--- Begin ---
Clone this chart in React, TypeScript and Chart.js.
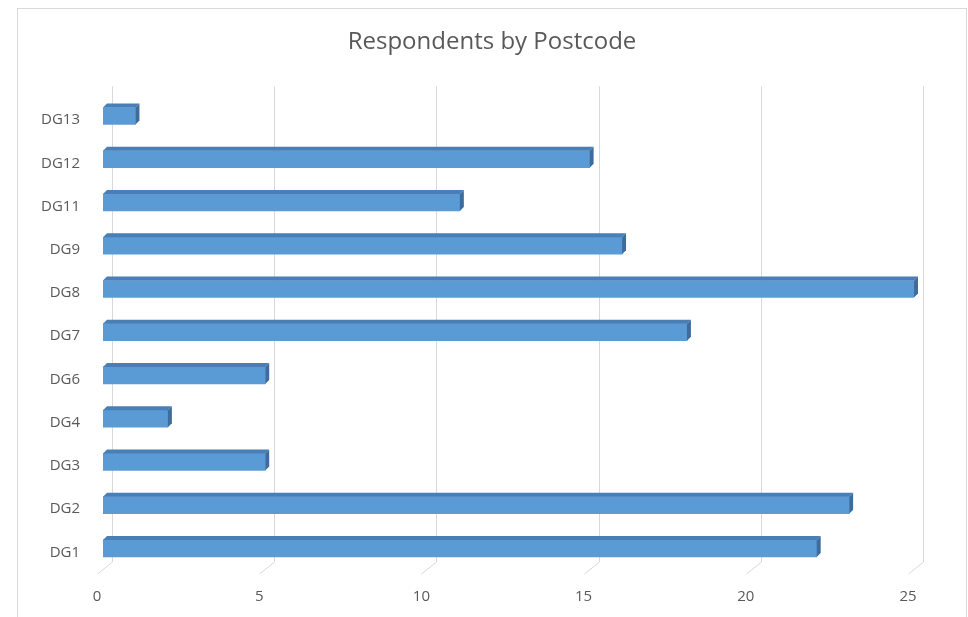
import { useEffect, useRef } from 'react';
import { Chart, registerables } from 'chart.js';

Chart.register(...registerables);

const categories = ['DG1', 'DG2', 'DG3', 'DG4', 'DG6', 'DG7', 'DG8', 'DG9', 'DG11', 'DG12', 'DG13'];
const respondents = [22, 23, 5, 2, 5, 18, 25, 16, 11, 15, 1];
const xTicks = [0, 5, 10, 15, 20, 25];
const chartTitle = 'Respondents by Postcode';

const FONT = '"Open Sans", Lato, sans-serif';
const TEXT = '#595959';

const frame3d = {
  id: 'frame3d',
  beforeDraw(chart: any) {
    const ctx = chart.ctx;
    ctx.save();
    ctx.fillStyle = '#ffffff';
    ctx.fillRect(0, 0, chart.width, chart.height);
    ctx.strokeStyle = '#d9d9d9';
    ctx.lineWidth = 1;
    ctx.strokeRect(17.5, 8.5, 949, 700);
    ctx.restore();
  },
  beforeDatasetsDraw(chart: any) {
    const ctx = chart.ctx;
    const xs = chart.scales.x;
    const area = chart.chartArea;
    const backTop = area.top - 8;
    const backBottom = area.bottom - 8;
    ctx.save();
    ctx.strokeStyle = '#d9d9d9';
    ctx.lineWidth = 1;
    for (const v of xTicks) {
      const px = Math.round(xs.getPixelForValue(v) + 9) + 0.5;
      ctx.beginPath();
      ctx.moveTo(px, backTop);
      ctx.lineTo(px, backBottom);
      ctx.lineTo(px - 15, backBottom + 12);
      ctx.stroke();
    }
    ctx.restore();
  },
  afterDatasetsDraw(chart: any) {
    const ctx = chart.ctx;
    const meta = chart.getDatasetMeta(0);
    const d = 4;
    ctx.save();
    for (const el of meta.data) {
      const { x, y, base, height } = el.getProps(['x', 'y', 'base', 'height'], true);
      const top = y - height / 2;
      const bottom = y + height / 2;
      ctx.fillStyle = '#4a7eb6';
      ctx.beginPath();
      ctx.moveTo(base, top);
      ctx.lineTo(base + d, top - d);
      ctx.lineTo(x + d, top - d);
      ctx.lineTo(x, top);
      ctx.closePath();
      ctx.fill();
      ctx.fillStyle = '#3e6c9c';
      ctx.beginPath();
      ctx.moveTo(x, top);
      ctx.lineTo(x + d, top - d);
      ctx.lineTo(x + d, bottom - d);
      ctx.lineTo(x, bottom);
      ctx.closePath();
      ctx.fill();
    }
    ctx.restore();
  },
};

export default function App() {
  const ref = useRef<HTMLCanvasElement | null>(null);

  useEffect(() => {
    if (!ref.current) return;
    const chart = new Chart(ref.current, {
      type: 'bar',
      data: {
        labels: categories,
        datasets: [
          {
            label: 'Respondents',
            data: respondents,
            backgroundColor: '#5b9bd5',
            borderWidth: 0,
            barThickness: 17,
          },
        ],
      },
      options: {
        indexAxis: 'y',
        animation: false,
        responsive: true,
        maintainAspectRatio: false,
        devicePixelRatio: 1,
        layout: { padding: { left: 16, right: 0, top: 0, bottom: 0 } },
        plugins: {
          legend: { display: false },
          tooltip: { enabled: false },
          title: {
            display: true,
            text: chartTitle,
            color: TEXT,
            font: { family: FONT, size: 24, weight: 'normal', lineHeight: 1.2 },
            padding: { top: 27.6, bottom: 38 },
          },
        },
        scales: {
          x: {
            type: 'linear',
            min: 0,
            max: 25,
            afterFit: (s: any) => {
              s.height = 47;
            },
            afterBuildTicks: (s: any) => {
              s.ticks = xTicks.map((v) => ({ value: v }));
            },
            grid: { display: false, drawTicks: false },
            border: { display: false },
            ticks: {
              color: TEXT,
              font: { family: FONT, size: 15 },
              padding: 18,
              labelOffset: -6,
              maxRotation: 0,
            },
          },
          y: {
            reverse: true,
            afterFit: (s: any) => {
              s.width = 87;
            },
            grid: { display: false, drawTicks: false },
            border: { display: false },
            ticks: {
              color: TEXT,
              font: { family: FONT, size: 15 },
              padding: 23,
              labelOffset: 4,
            },
          },
          spacer: {
            type: 'linear',
            position: 'right',
            display: true,
            afterFit: (s: any) => {
              s.width = 54;
            },
            grid: { display: false, drawTicks: false },
            border: { display: false },
            ticks: { display: false },
          },
        },
      },
      plugins: [frame3d],
    });
    return () => chart.destroy();
  }, []);

  return (
    <div style={{ position: 'fixed', left: 0, top: 0, width: 968, height: 617, background: '#fff' }}>
      <canvas ref={ref} />
    </div>
  );
}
--- End ---
Exercise directions:
Leave out the pictures and repeat the lines from the start of the material through the line with "const TEXT = '#595959';", inclusive.

Exercise response:
Clone this chart in React, TypeScript and Chart.js.
import { useEffect, useRef } from 'react';
import { Chart, registerables } from 'chart.js';

Chart.register(...registerables);

const categories = ['DG1', 'DG2', 'DG3', 'DG4', 'DG6', 'DG7', 'DG8', 'DG9', 'DG11', 'DG12', 'DG13'];
const respondents = [22, 23, 5, 2, 5, 18, 25, 16, 11, 15, 1];
const xTicks = [0, 5, 10, 15, 20, 25];
const chartTitle = 'Respondents by Postcode';

const FONT = '"Open Sans", Lato, sans-serif';
const TEXT = '#595959';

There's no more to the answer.